Tests can be done on host inferno only, using the PGI-FORTRAN compiler. Required settings:
module load pgi-compiler/2013-136
Compiler settings are given in
.../trunk/SCRIPTS/.mrun.config.imuk_gpu .../trunk/INSTALL/MAKE.inc.pgi.openacc
Please note settings of cpp-directives (-D__openacc -D__cuda_fft + CUDA library path).
Test parameter set:
/home/raasch/current_version/JOBS/gputest/INPUT/gputest_p3d /home/raasch/current_version/JOBS/acc_medium/INPUT/acc_medium_p3d
Please note that loop_optimization = 'acc', psolver = 'poisfft', and fft_method = 'system-specific' have to be set. Results of tests are stored in the respective MONITORING directory.
Report on current activities:
r1015
prognostic equations (partly: q and sa is missing), prandtl_fluxes, and diffusivities have been ported
additional versions for tendency subroutines have been created (..._acc)
statistics are not ported at all
speedup seems to be similar to what have been reported by Klaus Ketelsen
measurements with Intel compiler on inferno still have to be carried out
r1111
Pressure solver (including the tridiagonal solver) has been almost completely ported. Still missing are calculations in pres.
CUDA fft has been implemented.
GPU can also been used in the single-core (non-MPI-parallel) version.
r1113
In single-core mode, lateral boundary conditions completely run on device.
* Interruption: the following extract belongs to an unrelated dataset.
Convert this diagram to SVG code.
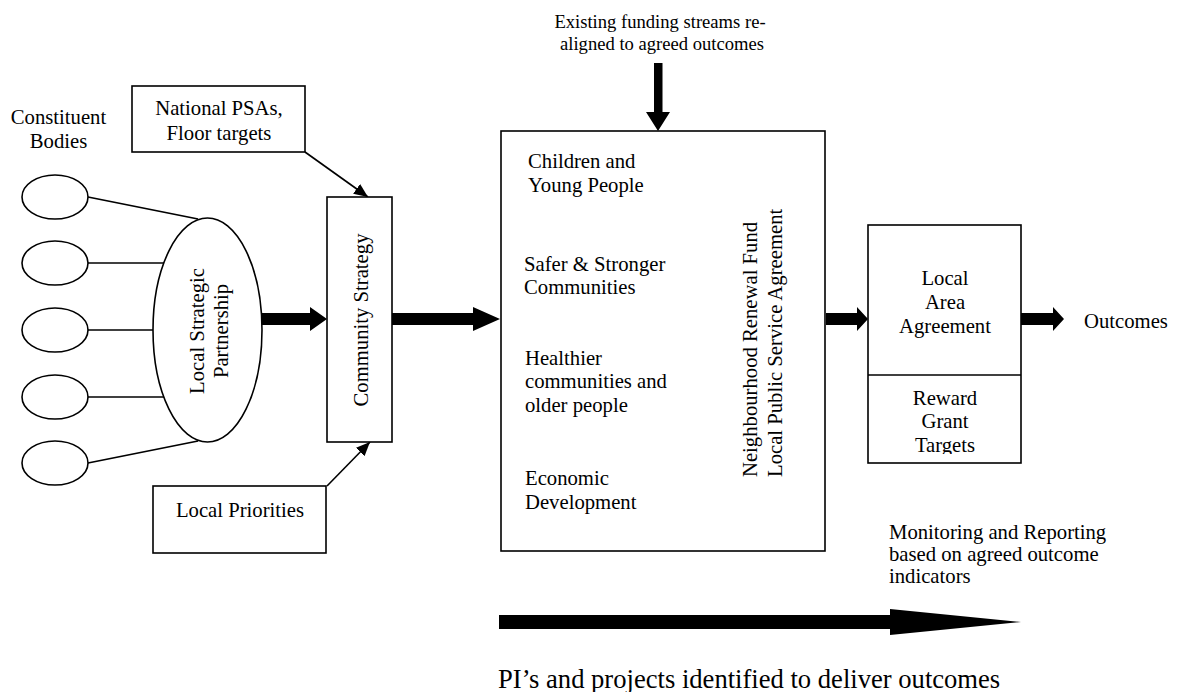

Most loops in pres ported. Vertical boundary conditions (boundary_conds) ported.
r1221
Reduction operations in pres and flow_statistics ported.
Results for 256x256x64 grid (time in micro-s per gridpoint and timestep):
.1 | 1*Tesla, single-core (no MPI), pgi13.6 | 0.33342 | r1221 |
.2 | single-core (no MPI), pgi13.6 (cache, Temperton) | 2.34144 | r1221 |
The initialization time of the GPU (power up) can be avoided by running /muksoft/packages/pgi/2013-136/linux86-64/13.6/bin/pgcudainit in background.
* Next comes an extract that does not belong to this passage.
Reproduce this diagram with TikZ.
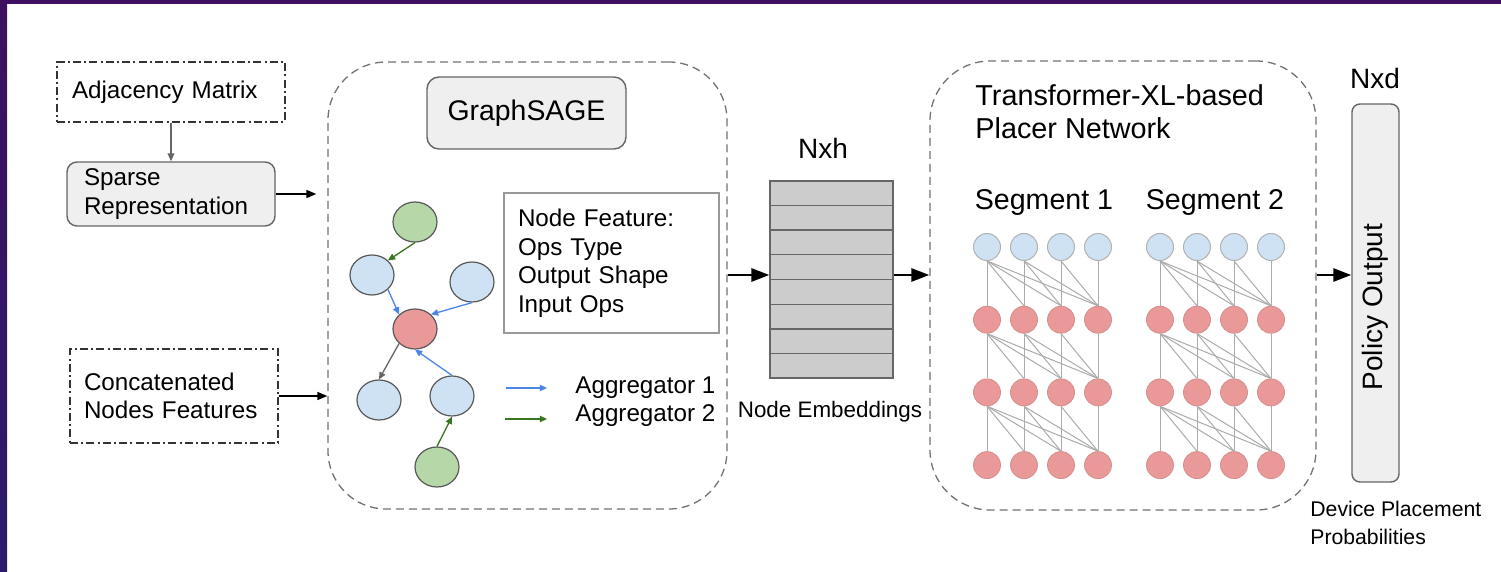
\documentclass[tikz,border=0pt]{standalone}
\usepackage{fontspec}
\setmainfont{Liberation Sans}
\usetikzlibrary{arrows.meta,shapes.geometric,calc}

\definecolor{gblue}{HTML}{CFE2F3}
\definecolor{ggreen}{HTML}{B6D7A8}
\definecolor{gred}{HTML}{EA9999}
\definecolor{panel}{HTML}{EFEFEF}
\definecolor{edgegray}{HTML}{666666}
\definecolor{aggblue}{HTML}{4A86E8}
\definecolor{agggreen}{HTML}{38761D}
\definecolor{linkgray}{HTML}{ABABAB}
\definecolor{stackgray}{HTML}{CCCCCC}
\definecolor{frameA}{HTML}{3E0F5F}
\definecolor{frameB}{HTML}{2C1B6B}

\newcommand{\fsz}[2]{\fontsize{#1}{#2}\selectfont}

\begin{document}
\begin{tikzpicture}[x=0.5pt,y=-0.5pt,
  body/.style={font=\fsz{12.1pt}{14.25pt}},
  dashdotbox/.style={draw=black!80, line width=0.7pt,
    dash pattern=on 4pt off 1.6pt on 1pt off 1.6pt, align=left, inner ysep=0pt, body},
  softbox/.style={draw=edgegray, fill=panel, line width=0.7pt, rounded corners=5pt},
  container/.style={draw=black!55, line width=0.65pt, dash pattern=on 4pt off 2.5pt,
    rounded corners=29pt, inner sep=0pt},
  gnode/.style={ellipse, draw=black!65, line width=0.6pt, minimum width=22pt,
    minimum height=20pt, inner sep=0pt},
  bluecirc/.style={circle, minimum size=13.5pt, inner sep=0pt, fill=gblue, draw=black!30, line width=0.5pt},
  redcirc/.style={circle, minimum size=13.5pt, inner sep=0pt, fill=gred, draw=gred!92!black, line width=0.4pt},
  link/.style={draw=linkgray, line width=0.5pt},
  aggedge/.style={line width=0.65pt, -{Triangle[length=3.6pt,width=3.2pt]}},
  grayarrow/.style={draw=edgegray, line width=0.6pt, -{Triangle[length=4pt,width=3.4pt]}},
  thinarrow/.style={draw=black, line width=0.75pt, -{Triangle[length=5pt,width=4pt]}},
  thickarrow/.style={draw=black, line width=1.4pt, -{Triangle[length=9pt,width=6.5pt]}},
  plain/.style={inner sep=0pt},
]
\useasboundingbox (0,0) rectangle (1501,572);
\fill[white] (0,0) rectangle (1501,572);
% slide frame
\shade[top color=frameA, bottom color=frameB] (0,0) rectangle (7,572);
\fill[frameA] (0,0) rectangle (1501,4);

% ---- inputs ----
\node[dashdotbox, minimum width=114pt, minimum height=30pt, inner xsep=7.5pt, text width=99pt]
  (adj) at (171,92) {Adjacency Matrix};
\node[softbox, body, align=left, minimum width=104pt, minimum height=32pt, inner xsep=8.5pt,
  inner ysep=0pt, text width=87pt, font=\fsz{12.1pt}{14.5pt}]
  (sp) at (171,194) {Sparse\\Representation};
\node[dashdotbox, minimum width=104pt, minimum height=47pt, inner xsep=7pt, text width=90pt,
  font=\fsz{12.1pt}{14pt}]
  (cn) at (174,396) {Concatenated\\Nodes Features};

% ---- GraphSAGE block ----
\node[container, minimum width=199.5pt, minimum height=223.5pt] (sage) at (527.5,285.5) {};
\node[softbox, rounded corners=6pt, minimum width=99.5pt, minimum height=36pt,
  font=\fsz{14.2pt}{17pt}] (gs) at (526.5,113) {GraphSAGE};
\node[draw=black!40, line width=0.6pt, minimum width=107.5pt, minimum height=70pt,
  inner xsep=7pt, text width=93.5pt, align=left, body] (nf) at (611.5,263)
  {Node Feature:\\Ops Type\\Output Shape\\Input Ops};

\node[gnode, fill=ggreen] (g1) at (415,222) {};
\node[gnode, fill=gblue]  (b1) at (372,275) {};
\node[gnode, fill=gblue]  (b2) at (472,282) {};
\node[gnode, fill=gred]   (rc) at (415,329) {};
\node[gnode, fill=gblue]  (b3) at (379,400) {};
\node[gnode, fill=gblue]  (b4) at (452,396) {};
\node[gnode, fill=ggreen] (g2) at (437,467) {};

\draw[aggedge, agggreen] (g1.south) -- (b1.north east);
\draw[aggedge, aggblue]  (b1.south east) -- (rc.north west);
\draw[aggedge, aggblue]  (b2.south) -- (rc.north east);
\draw[aggedge, edgegray] (rc.south west) -- (b3.north);
\draw[aggedge, aggblue]  (b4.north) -- (rc.south);
\draw[aggedge, agggreen] (g2.north) -- (b4.south);

% legend
\coordinate (l1s) at (506,388); \coordinate (l1e) at (547,388);
\coordinate (l2s) at (505,419); \coordinate (l2e) at (547,419);
\draw[aggedge, aggblue]  (l1s) -- (l1e);
\draw[aggedge, agggreen] (l2s) -- (l2e);
\node[plain, anchor=west, body] (a1) at (575,388) {Aggregator 1};
\node[plain, anchor=west, body] (a2) at (575,416) {Aggregator 2};

% ---- node embeddings ----
\node[font=\fsz{14pt}{16pt}, plain] (nxh) at (823,148) {Nxh};
\node[draw=edgegray, fill=stackgray, line width=0.6pt, minimum width=61.5pt,
  minimum height=98.5pt, inner sep=0pt] (emb) at (831.5,279.5) {};
\foreach \k in {1,...,7}
  \draw[edgegray, line width=0.6pt]
    ($(emb.north west)!\k/8!(emb.south west)$) -- ($(emb.north east)!\k/8!(emb.south east)$);
\node[font=\fsz{11.2pt}{13pt}, plain] (embl) at (830,412) {Node Embeddings};

% ---- Transformer-XL placer ----
\node[container, rounded corners=30pt, minimum width=193pt, minimum height=224.5pt] (tfm) at (1123,285.5) {};
\node[plain, anchor=west, align=left, font=\fsz{14.4pt}{16.5pt}] (ttl) at (975,111.5)
  {Transformer-XL-based\\Placer Network};
\node[plain, font=\fsz{14.3pt}{16pt}] (sg1) at (1044,202) {Segment 1};
\node[plain, font=\fsz{14.3pt}{16pt}] (sg2) at (1215,202) {Segment 2};

% layer links (drawn first, circles on top)
\foreach \s/\xs in {1/987,2/1160} {
  \foreach \c in {0,...,3} {
    \foreach \r in {0,...,3} {
      \pgfmathsetmacro\xx{\xs+37*\c}
      \pgfmathsetmacro\yy{247+72.7*\r}
      \ifnum\r=0 \def\cs{bluecirc}\else\def\cs{redcirc}\fi
      \node[\cs] (t\s-\r-\c) at (\xx,\yy) {};
    }
  }
}
\foreach \s in {1,2} {
  \foreach \r in {0,1,2} {
    \pgfmathtruncatemacro\rn{\r+1}
    \foreach \i in {0,...,3} {
      \foreach \j in {\i,...,3} {
        \draw[link] (t\s-\r-\i.south) -- (t\s-\rn-\j.north);
      }
    }
  }
}

% ---- policy output ----
\node[font=\fsz{14pt}{16pt}, plain] (nxd) at (1375,78) {Nxd};
\node[softbox, rounded corners=4pt, minimum width=23.5pt, minimum height=189pt, inner sep=0pt]
  (pol) at (1375.5,293) {};
\node[plain, rotate=90, font=\fsz{14pt}{16pt}] (pot) at (1375.5,307) {Policy Output};
\node[plain, anchor=west, align=left, font=\fsz{10.6pt}{14pt}] (dpp) at (1310,523)
  {Device Placement\\Probabilities};

% ---- connectors ----
\draw[grayarrow] (adj.south) -- (sp.north);
\draw[thinarrow] (sp.east) -- ([xshift=-5.5pt]sage.west |- sp.east);
\draw[thinarrow] (cn.east) -- (sage.west |- cn.east);
\coordinate (arow) at (0,275);
\draw[thickarrow] (sage.east |- arow) -- (emb.west |- arow);
\draw[thickarrow] (emb.east |- arow) -- (tfm.west |- arow);
\draw[thickarrow] (tfm.east |- arow) -- (pol.west |- arow);
\end{tikzpicture}
\end{document}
For current PGI compiler version 13.6, use "-ta=nocache" and set environment variable PGI_ACC_SYNCHRONOUS=1. Otherwise, there will be a significant loss in performance (factor of two!).
Next steps:
- porting of MIN/MAXLOC operations in (timestep, porting of disturb_fields (implement parallel random number generator)
- check the capability of parallel regions (can IF-constructs be removed from inner loops?)
- for MPI mode update ghost boundaries only, overlapping of update/MPI-transfer and computation
- overlapping communication in pressure solver (alltoall operations)
- porting of remaining things (exchange_horiz_2d, calc_liquid_water_content, compute_vpt, averaging, I/O, etc.)
- ...